Prenuptial agreements have not traditionally been enforced in divorce law in England. A divorce lawyer is often asked about the possibility of making a prenuptial agreement before entering into a marriage. In divorce advice for men this question is often asked although, of course, it is not only of interest to men. The normal reason for asking is that at least one of the parties to the intended marriage wishes to preserve previously acquired assets from the jurisdiction of the divorce courts. Unfortunately, the answer in almost all cases is that the jurisdiction of the divorce courts cannot be ousted in this way and that a pre-nuptial agreement is hardly worth the paper it is written on.
In order to understand why this is so one has to realise that the tradition of the English divorce courts is to look at all the assets of the marriage at the time of the divorce and to distribute them - "his", "hers" and "theirs" - in whatever way they see fit and accordance with the perceived needs of the parties and of any children. This is done in accordance with certain principles laid down by statute and case law but nevertheless this is the basic outlook of English divorce law when it comes to regulating financial matters between the parties. Indeed, it is an attitude which is shared by Parliament and this paternalistic approach is very different from the more "free market" approach which prevails in the US and which allows the parties to a marriage more freedom to regulate their own financial affairs in the event of divorce.
All the same, there are some good reasons for the English approach and it is not entirely irrational. For a start, it is not obvious how far a prenuptial agreement ought to be allowed to prevail before it is superseded by later events. For instance, an agreement which might seem very sensible in, say, the first year of a marriage might become increasingly irrelevant after the birth of children, a 30 year marriage, illness, bankruptcy or redundancy to name but a few of the factors which could affect any marriage at any time.
The truth of the matter is that it is extremely difficult if not impossible to foresee all eventualities and later events have a habit of quickly making previous agreements seem very irrelevant. Say, for instance, a man comes to a marriage with a sizeable fortune and his wife nothing. The man might wish an agreement to the effect that his wife should have no claim on his pre-existing wealth in the event of divorce. Indeed, this is one of the main reasons for wishing to make a pre-nuptial agreement. The wife might willingly agree to this because she might consider it fair and content to lay claim only to a share of those assets which were built up during the course of the marriage.

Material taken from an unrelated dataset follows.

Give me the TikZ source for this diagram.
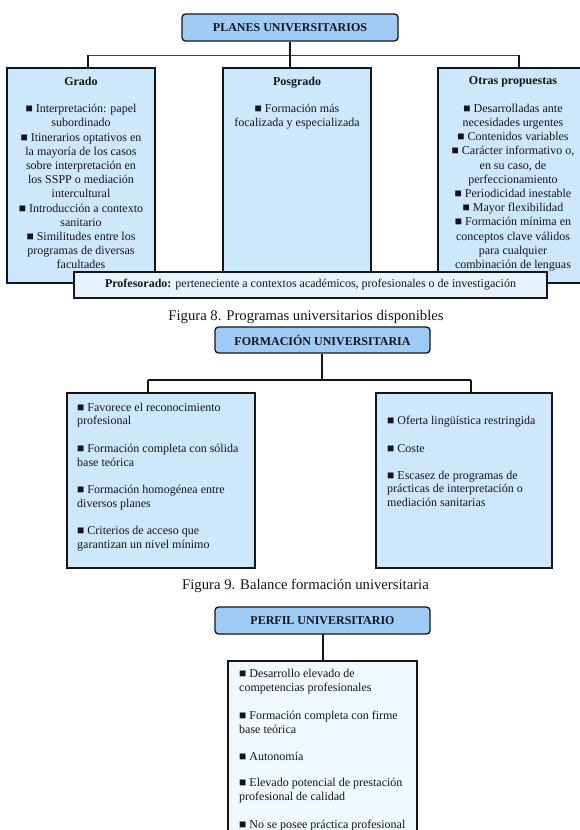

If this marriage were to break down after just over a year then the agreement may seem reasonable enough. But should it still be upheld if the marriage had lasted, say, five years and there were children? In the event that there was a divorce in the latter event the needs of the children would be paramount and they would need accommodation. Under such circumstances the English courts would almost certainly traditionally have said that the husband should part with some of his pre-existing wealth to provide such accommodation if the assets built up during the marriage did not suffice. They would in such circumstances regard the needs of the children and of the ex-wife as of more importance than upholding the validity of a pre-nuptial agreement.
In this respect the English courts have not traditionally allowed their discretion to be fettered by pre nuptial agreements entered into by the parties. They would not hesitate to ignore such agreements if they thought it right to do so. Nevertheless, there are circumstances under which the English courts do give weight to these agreements and these circumstances may become much more common as a result of the case of Radmacher v Granatino decided by the Court of Appeal.